# [Aim of the task]
Omit the pictures and return every entry exactly as written.

A block of data
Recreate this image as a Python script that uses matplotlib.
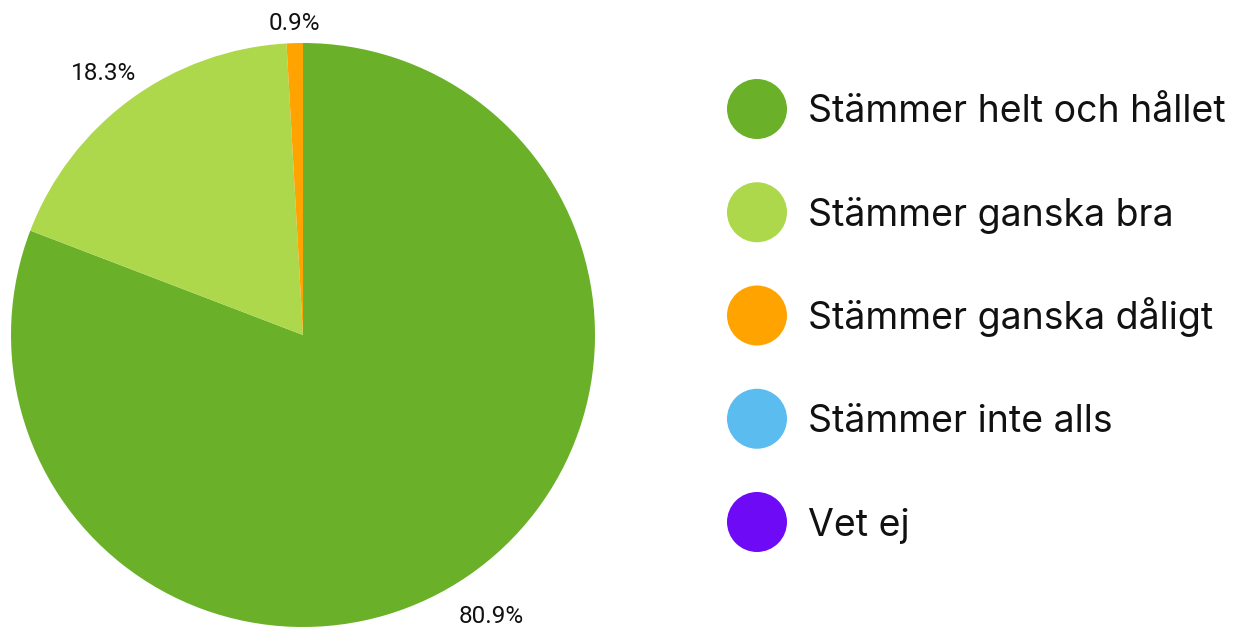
import matplotlib
matplotlib.use("Agg")
import matplotlib.pyplot as plt
import numpy as np

categories = ["Stämmer helt och hållet", "Stämmer ganska bra", "Stämmer ganska dåligt",
              "Stämmer inte alls", "Vet ej"]
values = [80.9, 18.3, 0.9, 0.0, 0.0]
labels = ["80.9%", "18.3%", "0.9%", "", ""]
colors = ["#6AB129", "#ADD84C", "#FFA300", "#5BBCF0", "#6E0AF5"]

W, H = 1239, 627
fig = plt.figure(figsize=(W / 100, H / 100), dpi=100)

# pie axes: center (303,335) px, radius 292 px
cx, cy, r = 303, 335, 292
ax = fig.add_axes([(cx - r) / W, (H - cy - r) / H, 2 * r / W, 2 * r / H])
pie_vals = [v for v in values if v > 0]
pie_cols = [c for v, c in zip(values, colors) if v > 0]
pie_labs = [l for v, l in zip(values, labels) if v > 0]
wedges, texts = ax.pie(pie_vals, colors=pie_cols, labels=pie_labs, startangle=90,
                       counterclock=False, radius=1, labeldistance=1.14,
                       wedgeprops=dict(linewidth=0),
                       textprops=dict(fontsize=17.5, family="Roboto", color="#111111"))
for t in texts:
    t.set_ha("center")
    t.set_va("center")
    t.set_clip_on(False)
    x, y = t.get_position()
    t.set_position((x, y - 0.026))
x, y = texts[2].get_position()
texts[2].set_position((x * 0.95, y * 0.958))
x, y = texts[1].get_position()
texts[1].set_position((x - 0.01, y))
ax.set_xlim(-1, 1)
ax.set_ylim(-1, 1)
ax.set_aspect("equal")
ax.axis("off")

# legend axes in pixel coords
lax = fig.add_axes([0, 0, 1, 1])
lax.set_xlim(0, W)
lax.set_ylim(H, 0)
lax.axis("off")
ys = 109 + np.arange(len(categories)) * 103.25
lax.scatter([757] * len(categories), ys, s=(60 * 0.72) ** 2, c=colors, linewidths=0)
for y, name in zip(ys, categories):
    lax.text(808, y + 13.5, name, fontsize=27, family="Inter", va="baseline", ha="left",
             color="#111111")

fig.savefig("out.png", dpi=100, facecolor="white")
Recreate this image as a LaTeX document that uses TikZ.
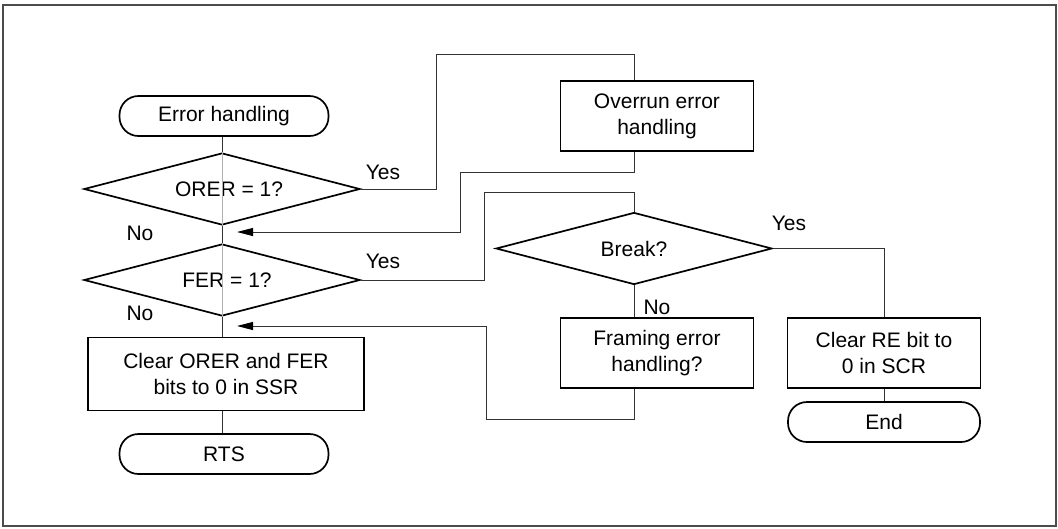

# [Response to this exercise]
Recreate this image as a Python script that uses matplotlib.
import matplotlib
matplotlib.use("Agg")
import matplotlib.pyplot as plt
import numpy as np

categories = ["Stämmer helt och hållet", "Stämmer ganska bra", "Stämmer ganska dåligt",
              "Stämmer inte alls", "Vet ej"]
values = [80.9, 18.3, 0.9, 0.0, 0.0]
labels = ["80.9%", "18.3%", "0.9%", "", ""]
colors = ["#6AB129", "#ADD84C", "#FFA300", "#5BBCF0", "#6E0AF5"]

W, H = 1239, 627
fig = plt.figure(figsize=(W / 100, H / 100), dpi=100)

# pie axes: center (303,335) px, radius 292 px
cx, cy, r = 303, 335, 292
ax = fig.add_axes([(cx - r) / W, (H - cy - r) / H, 2 * r / W, 2 * r / H])
pie_vals = [v for v in values if v > 0]
pie_cols = [c for v, c in zip(values, colors) if v > 0]
pie_labs = [l for v, l in zip(values, labels) if v > 0]
wedges, texts = ax.pie(pie_vals, colors=pie_cols, labels=pie_labs, startangle=90,
                       counterclock=False, radius=1, labeldistance=1.14,
                       wedgeprops=dict(linewidth=0),
                       textprops=dict(fontsize=17.5, family="Roboto", color="#111111"))
for t in texts:
    t.set_ha("center")
    t.set_va("center")
    t.set_clip_on(False)
    x, y = t.get_position()
    t.set_position((x, y - 0.026))
x, y = texts[2].get_position()
texts[2].set_position((x * 0.95, y * 0.958))
x, y = texts[1].get_position()
texts[1].set_position((x - 0.01, y))
ax.set_xlim(-1, 1)
ax.set_ylim(-1, 1)
ax.set_aspect("equal")
ax.axis("off")

# legend axes in pixel coords
lax = fig.add_axes([0, 0, 1, 1])
lax.set_xlim(0, W)
lax.set_ylim(H, 0)
lax.axis("off")
ys = 109 + np.arange(len(categories)) * 103.25
lax.scatter([757] * len(categories), ys, s=(60 * 0.72) ** 2, c=colors, linewidths=0)
for y, name in zip(ys, categories):
    lax.text(808, y + 13.5, name, fontsize=27, family="Inter", va="baseline", ha="left",
             color="#111111")

fig.savefig("out.png", dpi=100, facecolor="white")
Recreate this image as a LaTeX document that uses TikZ.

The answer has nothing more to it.